OS ETERNOS DESCONHECIDOS, de Mario Monicelli
I Soliti Ignoti, Itália, 1958
(Versátil)
Mario Monicelli é outro cineasta para o qual
o tempo não foi muito feliz, a grande exceção
com certeza sendo Os Eternos Desconhecidos, ainda
um grande momento da comédia italiana. Monicelli
sempre foi um meio-termo agradável entre o artesanato
simpático mas esquecível de um Steno e
a radicalidade de um Marco Ferreri. De certa forma é
justamente desta posição que Os Eternos
Desconhecidos se beneficia. O que Monicelli pratica
aqui é o casamento entre a tradição
da comédia italiana com certos preceitos já
então desgastados do neo-realismo. O encontro
dos dois lhes dá um propósito e energia
que já não vinham encontrando em separado
(Ermanno Olmi levaria a coisa bem mais adiante com O
Posto). O equilíbrio entre miséria
e humor que o cineasta pratica aqui permanece difícil
de repetir, basta ver a primeira metade de Trapaceiros,
de Woody Allen. De quebra, Monicelli sempre foi um ótimo
diretor de atores, e o elenco aqui tem um pouco do melhor
disponível no cinema italiano da época.
A NOITE DE SÃO LOURENÇO, Paolo e Vittorio
Taviani
La Notte di San Lorenzo, Itália, 1982
(Versátil)
A Versátil acaba de lançar alguns filmes
dos Irmãos Taviani, o melhor sendo este excelente
filme de guerra. Os Taviani retornam a II Guerra a partir
da perspectiva daqueles que estão derrotados
independente do vencedor, mas todo trabalho deles aqui
parece existir em função de colocar a
guerra em suspenso. O tom de fabula impera – e este
é o raro caso de filme onde o olhar infantil
é tornado elemento estético – e é
servido muito bem pela mistura de realismo e absurdo
imposta pelos cineastas (o filme se estrutura como uma
espécie de. Odisséia as avessa). Trata-se
daquela raridade: um filme de guerra sobre o que acontece
as margens do conflito (o que a ênfase dos cineastas
nas crianças e idosos deixa mais aparente). A
Guerra em si permanece ao mesmo tempo fora do quadro
e como um espectro sobre a ação até
finalmente retornar de forma caótica e absurda,
uma lição de como não é
preciso tremer a câmera e construir uma imagem
falsamente documental para retratar o horror da batalha.

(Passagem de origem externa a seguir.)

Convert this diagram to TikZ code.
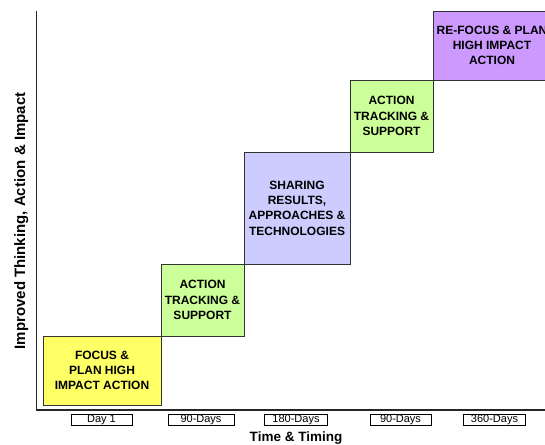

Torce-se agora para a Versátil seguir lançando
a obra dos Taviani, incluindo seus dois últimos
filmes que permanecem inéditos por aqui.
A RODA DA FORTUNA, de Vincente Minnelli
The Band-Wagon, EUA, 1953
(Warner)
A Roda da Fortuna permanece o grande musical
de Vincente Minnelli. A trama é a mais rasa possível,
apesar de ter um elemento metalingüístico
bem mais forte do que outros musicais sobre bastidores.
A execução dos números musicais
de Minnelli nunca foi tão precisa, o filme foi
realizado no momento exato de equilíbrio, antes
do diretor começar a perder o interesse do gênero
em favor do melodrama (Some Came Running, Home
From the Hill). Minnelli disputa com Demy e Edwards
a posição de cineasta de obra mais negativa
sobre uma superfície alegre e A Roda da Fortuna
entrecorta cada coreografia com uma pesada dose de neurose
e fracasso: Triplets continua o número
musical mais estranho realizado na MGM e toda a precisão
técnica não consegue espantar o aspecto
sinistro da paródia noir do balé
final. A Warner lança o filme aqui numa edição
mais que caprichada, o grande destaque sendo um excelente
making of realizado para o DVD, com entrevistas
com os envolvidos ainda vivos, cuja força reside
muito na forma como suas entrelinhas sugerem que as
filmagens do filme foram tão caóticas
e pesadas quanto o musical dentro do filme. A Warner
também acaba de lançar outros dois musicais
de Minnelli (A Lenda dos Beijos Perdidos e Essa
Loura Vale um Milhão) que se não atingem
a perfeição deste A Roda da Fortuna,
ainda assim são filmes bastante fortes.